(Rome, Paris, 20 février 2022). Des dizaines de missiles de croisière, balistiques et hypersoniques ont été lancés par la Russie ces dernières heures depuis la terre, la mer et les airs. Le président de la Fédération de Russie, Vladimir Poutine, et son homologue biélorusse Alexandre Loukachenko ont supervisé les manœuvres conjointes de missiles les plus massives depuis la guerre froide, lit-on dans le décryptage de Paolo Mauri dans le journal italien «Il Giornale/Inside Over».
Comme l’a rapporté Sergei Shoigu, ministre de la Défense de Moscou, les exercices ont lieu pour tester « les armes nucléaires et celles à plus fort potentiel dans un circuit de contrôle unique lors de l’activation des forces offensives stratégiques », ce qui, en langage technique militaire, signifie que la Russie teste le potentiel complexe de sa dissuasion stratégique (nucléaire mais non seulement) dans les airs, sur mer et sur terre. Nous savons que des unités et des moyens des forces aérospatiales, du district militaire sud, des forces de missiles stratégiques, des flottes de la mer Noire et du nord ont participé aux exercices.

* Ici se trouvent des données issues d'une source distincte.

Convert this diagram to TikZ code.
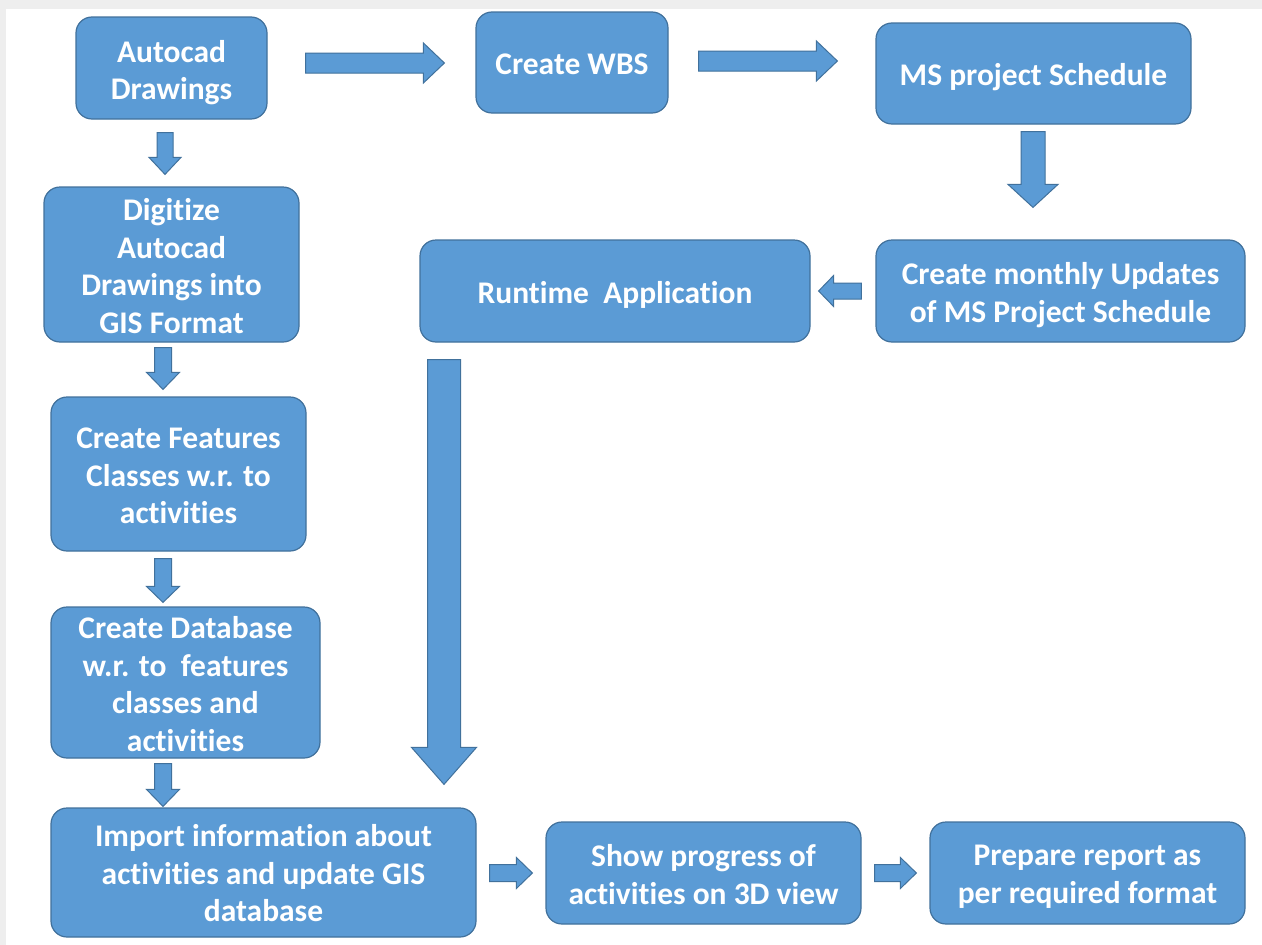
\documentclass[tikz,border=0pt]{standalone}
\usepackage{fontspec}
\setmainfont{Carlito}[Ligatures=NoCommon]
\usetikzlibrary{calc}

\definecolor{boxfill}{HTML}{5B9BD5}
\definecolor{boxline}{HTML}{41719C}
\definecolor{framegray}{HTML}{EEEEEE}

\tikzset{
  stepbox/.style={draw=boxline, line width=1.2pt, fill=boxfill,
    rounded corners=16pt, inner sep=0pt},
  steptext/.style={text=white, align=center, inner sep=0pt,
    font=\fontsize{31.5}{37.5}\selectfont\bfseries},
  % box with its caption, caption lowered by #1
  caption/.style 2 args={label={[steptext, yshift=-#1]center:{#2}}},
  blockarrow/.style={draw=boxline, line width=1pt, fill=boxfill, line join=miter},
}

% block arrow: #1 tail centre, #2 tip, #3 half shaft width,
% #4 half head width, #5 head length
\newcommand\flowarrow[5]{%
  \coordinate (fa-h) at ($(#2)!#5!(#1)$);
  \filldraw[blockarrow]
    ($(#1)!#3!90:(#2)$) -- ($(fa-h)!#3!90:(#2)$) -- ($(fa-h)!#4!90:(#2)$)
    -- (#2) -- ($(fa-h)!#4!-90:(#2)$) -- ($(fa-h)!#3!-90:(#2)$)
    -- ($(#1)!#3!-90:(#2)$) -- cycle;
}

\begin{document}
\begin{tikzpicture}[x=1pt, y=-1pt]
  \useasboundingbox (0,0) rectangle (1262,945);
  \fill[white] (0,0) rectangle (1262,945);
  \fill[framegray] (0,0) rectangle (1262,9);
  \fill[framegray] (0,0) rectangle (6,945);

  % process boxes
  \node[stepbox, minimum width=191pt, minimum height=102pt,
    caption={4.5pt}{Autocad\\Drawings}] (autocad) at (171.5,68) {};
  \node[stepbox, minimum width=192pt, minimum height=101pt,
    caption={2pt}{Create WBS}] (wbs) at (572,62.5) {};
  \node[stepbox, minimum width=315pt, minimum height=101pt,
    caption={4pt}{MS project Schedule}] (msp) at (1033.5,73.5) {};
  \node[stepbox, minimum width=255pt, minimum height=155pt,
    caption={1.5pt}{Digitize\\Autocad\\Drawings into\\GIS Format}] (digitize) at (171.5,264.5) {};
  \node[stepbox, minimum width=390pt, minimum height=102pt,
    caption={4pt}{Runtime\ \ Application}] (runtime) at (615,291) {};
  \node[stepbox, minimum width=369pt, minimum height=102pt,
    caption={4pt}{Create monthly Updates\\of MS Project Schedule}] (monthly) at (1060.5,291) {};
  \node[stepbox, minimum width=255pt, minimum height=154pt,
    caption={2pt}{Create Features\\Classes w.r. to\\activities}] (features) at (178.5,474) {};
  \node[stepbox, minimum width=269pt, minimum height=151pt,
    caption={1.5pt}{Create Database\\w.r. to\ \ features\\classes and\\activities}] (database) at (185.5,682.5) {};
  \node[stepbox, minimum width=425pt, minimum height=129pt,
    caption={1pt}{Import information about\\activities and update GIS\\database}] (import) at (263.5,872.5) {};
  \node[stepbox, minimum width=315pt, minimum height=102pt,
    caption={1.5pt}{Show progress of\\activities on 3D view}] (show) at (703.5,873) {};
  \node[stepbox, minimum width=315pt, minimum height=102pt,
    caption={4pt}{Prepare report as\\per required format}] (report) at (1087.5,873) {};

  % arrow end points
  \coordinate (a1s) at ($(autocad.east)+(38,-5)$);
  \coordinate (a1t) at ($(wbs.west)+(-31,0.5)$);
  \coordinate (a2s) at ($(wbs.east)+(30,-1.5)$);
  \coordinate (a2t) at ($(msp.west)+(-38,-12.5)$);
  \coordinate (a3s) at ($(autocad.south)+(-6.5,13)$);
  \coordinate (a3t) at ($(digitize.north)+(-6.5,-12)$);
  \coordinate (a4s) at ($(msp.south)+(-0.5,7)$);
  \coordinate (a4t) at ($(monthly.north)+(-27.5,-32)$);
  \coordinate (a5s) at ($(monthly.west)+(-14,0)$);
  \coordinate (a5t) at ($(runtime.east)+(8,0)$);
  \coordinate (a6s) at ($(runtime.south)+(-171,17)$);
  \coordinate (a6t) at ($(import.north)+(180.5,-23)$);
  \coordinate (a7s) at ($(digitize.south)+(-8.5,5)$);
  \coordinate (a7t) at ($(features.north)+(-15.5,-7)$);
  \coordinate (a8s) at ($(features.south)+(-15.5,7)$);
  \coordinate (a8t) at ($(database.north)+(-22.5,-4)$);
  \coordinate (a9s) at ($(database.south)+(-22.5,5)$);
  \coordinate (a9t) at ($(import.north)+(-100.5,-1)$);
  \coordinate (a10s) at ($(import.east)+(13,0.5)$);
  \coordinate (a10t) at ($(show.west)+(-13,0)$);
  \coordinate (a11s) at ($(show.east)+(13,0)$);
  \coordinate (a11t) at ($(report.west)+(-13,0)$);

  % connectors
  \flowarrow{a1s}{a1t}{10pt}{20pt}{21pt}
  \flowarrow{a2s}{a2t}{10pt}{20pt}{21pt}
  \flowarrow{a3s}{a3t}{8pt}{16pt}{17pt}
  \flowarrow{a4s}{a4t}{12pt}{25pt}{23pt}
  \flowarrow{a5s}{a5t}{8pt}{15.5pt}{15pt}
  \flowarrow{a6s}{a6t}{16.5pt}{32.5pt}{37pt}
  \flowarrow{a7s}{a7t}{8.5pt}{16.5pt}{17pt}
  \flowarrow{a8s}{a8t}{8.5pt}{16.5pt}{16pt}
  \flowarrow{a9s}{a9t}{8.5pt}{16.5pt}{17pt}
  \flowarrow{a10s}{a10t}{8.5pt}{15.5pt}{16pt}
  \flowarrow{a11s}{a11t}{8.5pt}{15.5pt}{16pt}
\end{tikzpicture}
\end{document}
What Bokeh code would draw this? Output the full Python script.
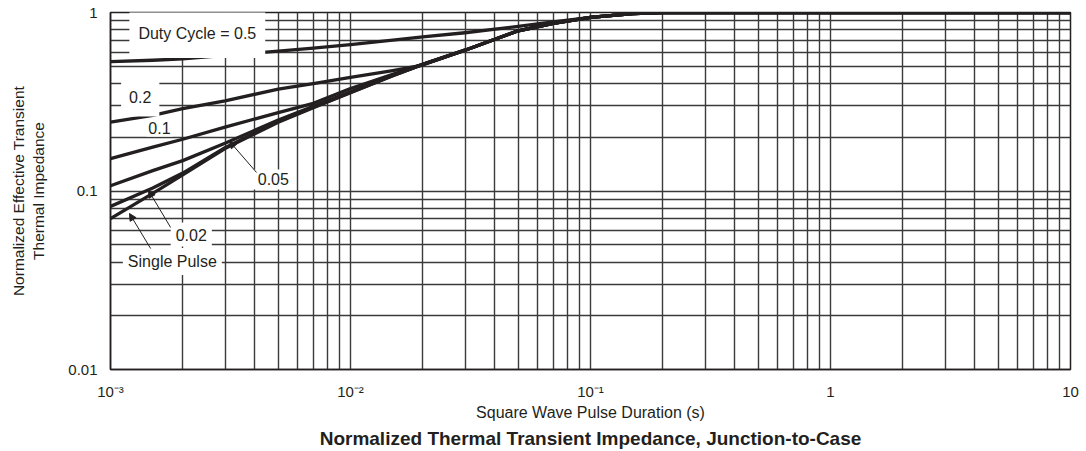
from bokeh.plotting import figure
from bokeh.models import FixedTicker, Label, Arrow, NormalHead, Title
from bokeh.embed import file_html
from bokeh.resources import INLINE

# ---- data (x: pulse duration in s, y: normalized Zth) ----
pulse_s = [0.001, 0.0015, 0.002, 0.003, 0.005, 0.007, 0.01, 0.015, 0.02, 0.03,
           0.05, 0.07, 0.1, 0.15, 0.2, 0.5, 1, 10]
z_d05 = [0.531, 0.54, 0.55, 0.575, 0.607, 0.632, 0.66, 0.70, 0.73, 0.77,
         0.835, 0.885, 0.94, 0.985, 1.0, 1.0, 1.0, 1.0]
z_d02 = [0.243, 0.265, 0.289, 0.32, 0.372, 0.40, 0.433, 0.473, 0.508, 0.615,
         0.79, 0.87, 0.94, 0.985, 1.0, 1.0, 1.0, 1.0]
z_d01 = [0.152, 0.176, 0.195, 0.228, 0.275, 0.31, 0.375, 0.45, 0.512, 0.615,
         0.79, 0.87, 0.94, 0.985, 1.0, 1.0, 1.0, 1.0]
z_d005 = [0.107, 0.13, 0.148, 0.185, 0.25, 0.298, 0.36, 0.445, 0.512, 0.615,
          0.79, 0.87, 0.94, 0.985, 1.0, 1.0, 1.0, 1.0]
z_d002 = [0.082, 0.104, 0.126, 0.175, 0.245, 0.295, 0.357, 0.443, 0.512, 0.615,
          0.79, 0.87, 0.94, 0.985, 1.0, 1.0, 1.0, 1.0]
z_single = [0.070, 0.097, 0.123, 0.173, 0.243, 0.293, 0.355, 0.442, 0.512, 0.615,
            0.79, 0.87, 0.94, 0.985, 1.0, 1.0, 1.0, 1.0]
series = [z_d05, z_d02, z_d01, z_d005, z_d002, z_single]

x_major = [0.001, 0.01, 0.1, 1, 10]
x_labels = ["10⁻³", "10⁻²", "10⁻¹", "1", "10"]
y_major = [0.01, 0.1, 1]
y_labels = ["0.01", "0.1", "1"]

curve_labels = ["Duty Cycle = 0.5", "0.2", "0.1", "0.05", "0.02", "Single Pulse"]
label_x = [2.3e-3, 1.33e-3, 1.60e-3, 4.77e-3, 2.17e-3, 1.81e-3]
label_y = [0.763, 0.338, 0.224, 0.116, 0.057, 0.0403]
label_pad = [(9, 16), (8, 14), (2, 2), (6, 4), (5, 6), (5, 5)]

# arrows (from label to curve) for 0.05, 0.02, Single Pulse
arrow_x0 = [4.06e-3, 1.78e-3, 1.47e-3]
arrow_y0 = [0.127, 0.0625, 0.0476]
arrow_x1 = [3.13e-3, 1.44e-3, 1.20e-3]
arrow_y1 = [0.19, 0.1007, 0.0748]

title_text = "Normalized Thermal Transient Impedance, Junction-to-Case"
x_title = "Square Wave Pulse Duration (s)"
y_title = "Normalized Effective Transient\nThermal Impedance"

FONT = "Liberation Sans"
INK = "#231f20"
GRID = "#3a3a3a"


def minor_of(majors):
    out = []
    for m in majors[:-1]:
        out += [m * k for k in range(2, 10)]
    return out


p = figure(width=1080, height=450, x_axis_type="log", y_axis_type="log",
           x_range=(1e-3, 10), y_range=(0.01, 1),
           output_backend="svg", toolbar_location=None,
           min_border_left=110, min_border_right=10, min_border_top=12,
           min_border_bottom=81)

xt = FixedTicker(ticks=x_major, minor_ticks=minor_of(x_major))
yt = FixedTicker(ticks=y_major, minor_ticks=minor_of(y_major))
p.xaxis.ticker = xt
p.yaxis.ticker = yt
p.xgrid.ticker = xt
p.ygrid.ticker = yt
p.xaxis.major_label_overrides = dict(zip(x_major, x_labels))
p.yaxis.major_label_overrides = dict(zip(y_major, y_labels))

for ax in (p.xaxis, p.yaxis):
    ax.major_tick_in = 0
    ax.major_tick_out = 0
    ax.minor_tick_in = 0
    ax.minor_tick_out = 0
    ax.axis_line_color = INK
    ax.axis_line_width = 1.5
    ax.major_label_text_font = FONT
    ax.major_label_text_font_size = "15px"
    ax.major_label_text_color = INK
    ax.axis_label_text_font = FONT
    ax.axis_label_text_font_style = "normal"
    ax.axis_label_text_color = INK

p.xaxis.axis_label_text_font_size = "16px"
p.yaxis.axis_label_text_font_size = "15.5px"
p.xaxis.axis_label = x_title
p.yaxis.axis_label = y_title
p.xaxis.major_label_standoff = 13
p.yaxis.major_label_standoff = 13
p.xaxis.axis_label_standoff = 1
p.yaxis.axis_label_standoff = 18

for g in (p.xgrid, p.ygrid):
    g.grid_line_color = GRID
    g.grid_line_width = 1.4
    g.minor_grid_line_color = GRID
    g.minor_grid_line_width = 1.4

p.outline_line_color = INK
p.outline_line_width = 1.5
p.background_fill_color = "white"
p.border_fill_color = "white"

for z in series:
    p.line(pulse_s, z, line_width=3.3, line_color=INK, line_join="round", line_cap="round")

for txt, lx, ly, pad in zip(curve_labels, label_x, label_y, label_pad):
    p.add_layout(Label(x=lx, y=ly, text=txt, text_align="center", text_baseline="middle",
                       text_font=FONT, text_font_size="16px", text_color=INK,
                       background_fill_color="white", padding=pad))

for x0, y0, x1, y1 in zip(arrow_x0, arrow_y0, arrow_x1, arrow_y1):
    p.add_layout(Arrow(x_start=x0, y_start=y0, x_end=x1, y_end=y1,
                       line_color=INK, line_width=1,
                       end=NormalHead(size=7, fill_color=INK, line_color=INK, line_width=1)))

p.add_layout(Title(text=title_text, align="center", text_font=FONT, text_font_size="19px",
                   text_font_style="bold", text_color=INK, standoff=4), "below")

open("out.html", "w").write(file_html(p, INLINE))
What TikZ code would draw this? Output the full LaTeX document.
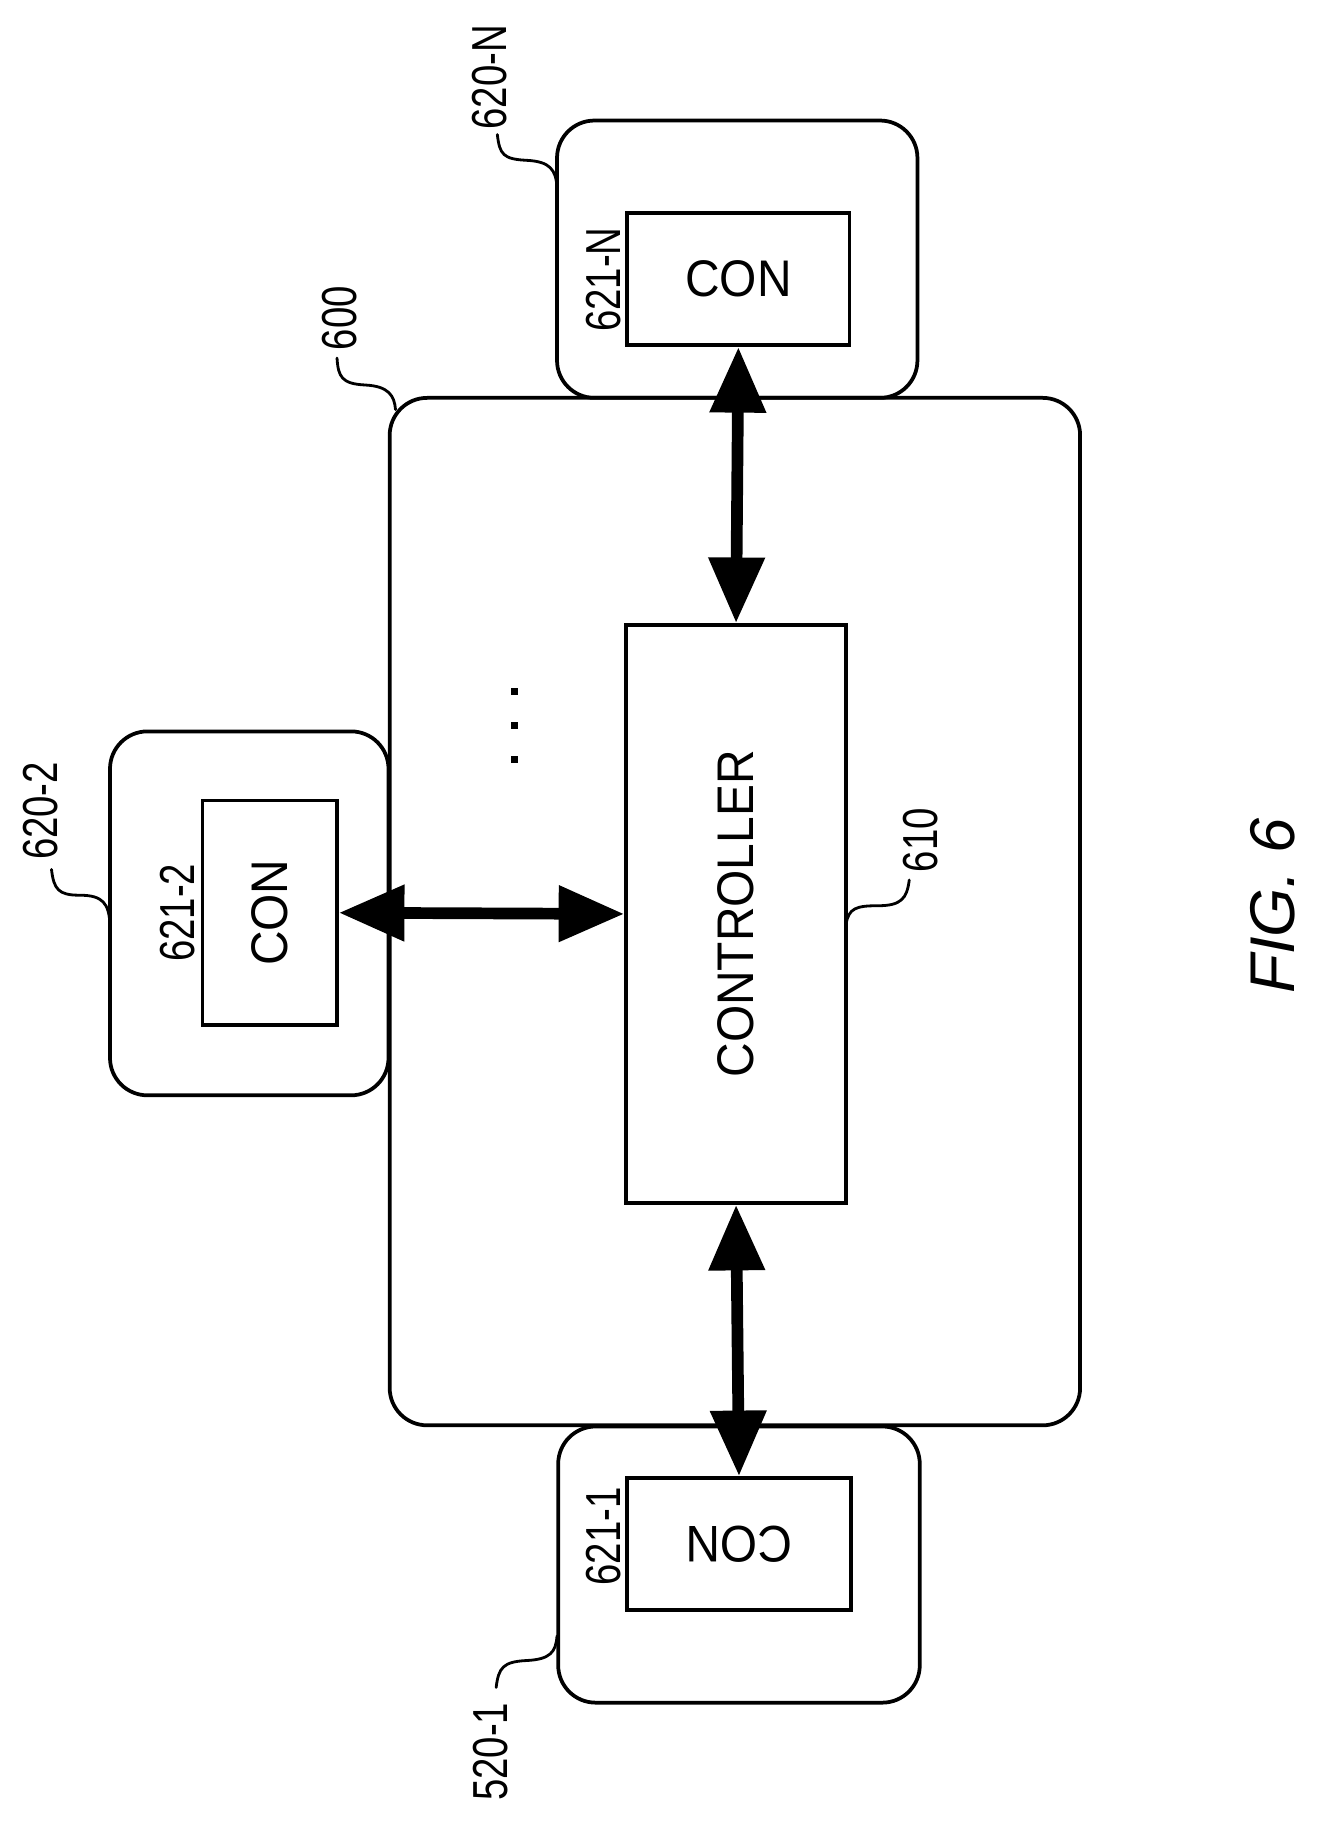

À son tour, Valery Gerasimov, chef d’état-major de la Fédération de Russie, a exposé l’objectif principal de l’exercice en cours : élaborer les actions des forces offensives stratégiques « pour infliger une défaite certaine à l’ennemi ».
Les manœuvres ont été divisées en deux phases : elles ont d’abord permis de s’entraîner à mener des opérations militaires à l’aide d’armes à plus grand potentiel (donc des vecteurs nucléaires), dans le cadre d’une « attaque massive de représailles » fictive, selon les termes de Gerasimov. Ainsi, les forces aérospatiales ont lancé avec succès des missiles hypersoniques Kh-47M2 Kinzhal de type Kh-47M2 (Albm «Air Launched Ballistic Missile»), tandis que des navires et des sous-marins des flottes de la mer Noire et de la mer du Nord ont lancé des missiles de croisière 3M54 Kalibr et des missiles hypersoniques 3M22 Zirkon sur des cibles maritimes et terrestres. Dans la région d’Astrakhan, au cours de la deuxième phase, sur le site de Kapustin Yar, le complexe Iskander-K a procédé au lancement d’un missile de croisière, tandis qu’un missile balistique intercontinental (ICBM) de type Yars a été lancé depuis le cosmodrome de Plesetsk sur le site de Kura au Kamtchatka. En outre, des missiles de croisière ont été déployés par des bombardiers stratégiques à longue portée Tupolev Tu-95MS dans la région de Kura et Pemboi. Depuis les eaux de la mer de Barents, un sous-marin nucléaire stratégique de la classe de projet 667BDRM (Delta IV dans le code OTAN) de la Flotte du Nord, le Karelia, a lancé un missile balistique intercontinental Sineva.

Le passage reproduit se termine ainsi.